Jody Heymann began to better understand the relationship between working conditions and health while working in a fishery in Tanzania as a Peace Corps volunteer.

“I met families where a parent had recurrent malaria, and they were not well enough to take care of their kids,” she said. “I met families whose working conditions affected whether they were sick.”

Heymann, the dean of the UCLA Jonathan and Karin Fielding School of Public Health, was recently appointed to the Institute of Medicine, a National Academy group that serves as an expert advisory board on worldwide health studies and issues.

“It’s an honor to use science to lead changes in policies that you and I and our neighbors … can use in everyday life,” Heymann said.
Heymann has worked in public health since she was a teenager.

She worked at a camp for children with Down Syndrome and in a school for nonverbal autistic teenagers, experiences she said inspired her to find a line of work where she’d get to help others.
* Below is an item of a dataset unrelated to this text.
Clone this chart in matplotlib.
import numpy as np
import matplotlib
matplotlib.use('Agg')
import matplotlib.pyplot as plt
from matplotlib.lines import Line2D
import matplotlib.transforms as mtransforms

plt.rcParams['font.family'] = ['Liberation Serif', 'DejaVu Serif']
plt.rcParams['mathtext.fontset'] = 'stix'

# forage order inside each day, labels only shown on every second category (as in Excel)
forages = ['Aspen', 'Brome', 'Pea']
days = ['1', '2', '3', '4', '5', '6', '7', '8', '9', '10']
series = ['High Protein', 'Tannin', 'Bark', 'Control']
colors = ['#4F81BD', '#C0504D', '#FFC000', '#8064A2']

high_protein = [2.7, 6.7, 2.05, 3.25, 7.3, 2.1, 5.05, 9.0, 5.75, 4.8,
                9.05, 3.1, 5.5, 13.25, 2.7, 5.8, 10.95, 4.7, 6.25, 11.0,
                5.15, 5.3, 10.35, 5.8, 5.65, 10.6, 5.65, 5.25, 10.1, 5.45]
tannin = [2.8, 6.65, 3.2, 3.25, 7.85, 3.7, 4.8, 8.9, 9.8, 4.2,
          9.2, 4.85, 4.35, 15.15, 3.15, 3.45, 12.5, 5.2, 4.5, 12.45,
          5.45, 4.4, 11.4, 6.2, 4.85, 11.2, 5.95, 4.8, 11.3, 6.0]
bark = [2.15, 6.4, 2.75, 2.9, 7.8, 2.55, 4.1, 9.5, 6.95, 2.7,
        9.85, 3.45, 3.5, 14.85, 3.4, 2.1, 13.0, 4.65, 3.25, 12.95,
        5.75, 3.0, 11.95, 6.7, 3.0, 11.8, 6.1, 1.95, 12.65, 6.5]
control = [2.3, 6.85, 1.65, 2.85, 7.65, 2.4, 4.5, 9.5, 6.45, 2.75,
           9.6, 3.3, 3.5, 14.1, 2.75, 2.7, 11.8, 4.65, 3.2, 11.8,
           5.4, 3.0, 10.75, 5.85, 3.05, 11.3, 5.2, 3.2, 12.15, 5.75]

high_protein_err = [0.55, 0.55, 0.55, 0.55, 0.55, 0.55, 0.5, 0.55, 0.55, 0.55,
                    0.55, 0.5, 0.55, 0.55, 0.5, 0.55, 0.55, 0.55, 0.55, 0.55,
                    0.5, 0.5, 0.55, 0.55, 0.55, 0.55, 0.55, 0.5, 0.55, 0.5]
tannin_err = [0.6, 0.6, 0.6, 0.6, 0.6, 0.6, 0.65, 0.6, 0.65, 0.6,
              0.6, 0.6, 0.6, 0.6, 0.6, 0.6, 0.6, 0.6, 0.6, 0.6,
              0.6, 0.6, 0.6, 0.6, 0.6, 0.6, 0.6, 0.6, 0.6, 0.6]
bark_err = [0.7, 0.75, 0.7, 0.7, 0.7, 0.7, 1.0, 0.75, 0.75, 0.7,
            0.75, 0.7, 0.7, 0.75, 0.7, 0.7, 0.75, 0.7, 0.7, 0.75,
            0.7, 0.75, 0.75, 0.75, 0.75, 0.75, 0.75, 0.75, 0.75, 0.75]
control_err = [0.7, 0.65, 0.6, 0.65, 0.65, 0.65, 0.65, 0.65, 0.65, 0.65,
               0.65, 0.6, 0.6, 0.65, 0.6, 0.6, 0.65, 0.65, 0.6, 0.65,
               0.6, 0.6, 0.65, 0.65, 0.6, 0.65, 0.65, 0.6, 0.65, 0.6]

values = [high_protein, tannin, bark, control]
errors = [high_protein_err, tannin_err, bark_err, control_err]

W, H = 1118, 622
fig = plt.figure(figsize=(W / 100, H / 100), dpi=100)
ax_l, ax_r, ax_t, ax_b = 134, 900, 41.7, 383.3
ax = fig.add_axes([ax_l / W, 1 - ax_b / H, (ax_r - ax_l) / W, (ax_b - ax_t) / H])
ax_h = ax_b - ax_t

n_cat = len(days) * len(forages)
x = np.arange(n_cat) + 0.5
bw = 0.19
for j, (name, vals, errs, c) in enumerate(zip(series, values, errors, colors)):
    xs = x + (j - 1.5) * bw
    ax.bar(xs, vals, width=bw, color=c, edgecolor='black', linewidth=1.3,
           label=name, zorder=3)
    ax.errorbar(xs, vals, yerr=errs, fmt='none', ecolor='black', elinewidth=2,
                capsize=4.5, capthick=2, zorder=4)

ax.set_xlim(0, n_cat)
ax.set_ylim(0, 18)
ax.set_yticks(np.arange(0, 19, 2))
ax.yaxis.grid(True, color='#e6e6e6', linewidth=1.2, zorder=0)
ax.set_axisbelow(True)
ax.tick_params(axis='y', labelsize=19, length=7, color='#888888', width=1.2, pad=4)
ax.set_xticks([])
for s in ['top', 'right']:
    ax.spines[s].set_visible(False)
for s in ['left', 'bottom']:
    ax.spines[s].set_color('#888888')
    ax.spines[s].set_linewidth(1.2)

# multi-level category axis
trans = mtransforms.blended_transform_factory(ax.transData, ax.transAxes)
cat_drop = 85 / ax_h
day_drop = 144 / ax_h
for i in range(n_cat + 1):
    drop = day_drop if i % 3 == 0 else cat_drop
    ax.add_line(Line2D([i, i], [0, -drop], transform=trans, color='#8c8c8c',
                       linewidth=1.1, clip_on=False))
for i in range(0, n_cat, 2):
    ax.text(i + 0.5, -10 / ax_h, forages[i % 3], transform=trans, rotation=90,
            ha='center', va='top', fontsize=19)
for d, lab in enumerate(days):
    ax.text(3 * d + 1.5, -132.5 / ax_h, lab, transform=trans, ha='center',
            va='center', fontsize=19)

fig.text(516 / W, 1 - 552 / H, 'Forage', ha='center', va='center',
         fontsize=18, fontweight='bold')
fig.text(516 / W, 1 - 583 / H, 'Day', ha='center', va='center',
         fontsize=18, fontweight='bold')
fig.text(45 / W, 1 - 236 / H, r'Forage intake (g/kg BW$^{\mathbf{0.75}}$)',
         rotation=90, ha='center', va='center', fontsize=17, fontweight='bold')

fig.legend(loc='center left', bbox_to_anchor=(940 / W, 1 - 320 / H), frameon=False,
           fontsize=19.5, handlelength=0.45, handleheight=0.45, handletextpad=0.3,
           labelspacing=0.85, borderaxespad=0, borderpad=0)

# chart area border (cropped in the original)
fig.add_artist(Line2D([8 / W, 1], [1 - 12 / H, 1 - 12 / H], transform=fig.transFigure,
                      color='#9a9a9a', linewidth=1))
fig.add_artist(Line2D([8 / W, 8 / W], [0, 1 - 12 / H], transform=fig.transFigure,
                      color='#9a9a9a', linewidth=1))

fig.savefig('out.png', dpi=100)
She thought that work would be medicine, she said. But after earning her medical degree, she realized that as much as she enjoyed working with people one-on-one, she wanted to learn about the intersection of work and health on a broader scale.
Alison Earle, Heymann’s former research assistant and colleague, said Heymann has a broad range of intellectual skill – both in the humanities and the sciences, as she was a physics and history student as an undergraduate.

Earle, who works as a senior research scientist at the Heller School for Social Policy and Management at Brandeis University, said she has known Heymann for more than 20 years, and the two have developed a strong friendship over the course of working together for so long.

“So much of her career has been about … helping people fight hard battles and do well by their family,” Earle said. “With all her intelligence, she didn’t have to do that, but she (decided) to apply her mind to something that makes the world a better place.”

Heymann’s generosity also extends to opportunities she gives to those she supervises, said Erin Bresnahan, director of new initiatives at the Fielding School of Public Health.

Bresnahan worked under Heymann for four years while at McGill University in Montreal before coming with her to UCLA in 2012. At McGill, Heymann let Bresnahan take on health and social policy projects and attend a conference at the United Nations, activities which weren’t a part of Bresnahan’s job description. But, Heymann knew they were issues Bresnahan was passionate about, Bresnahan said.

“Someone who gives you the opportunity to take on new challenges … I don’t think (that is) very common in a supervisor,” Bresnahan said. “To me, that’s really valuable.”

Heymann is among several other Fielding School of Public Health faculty members who have been appointed to the Institute of Medicine, including Jack Needleman, who was appointed in 2012.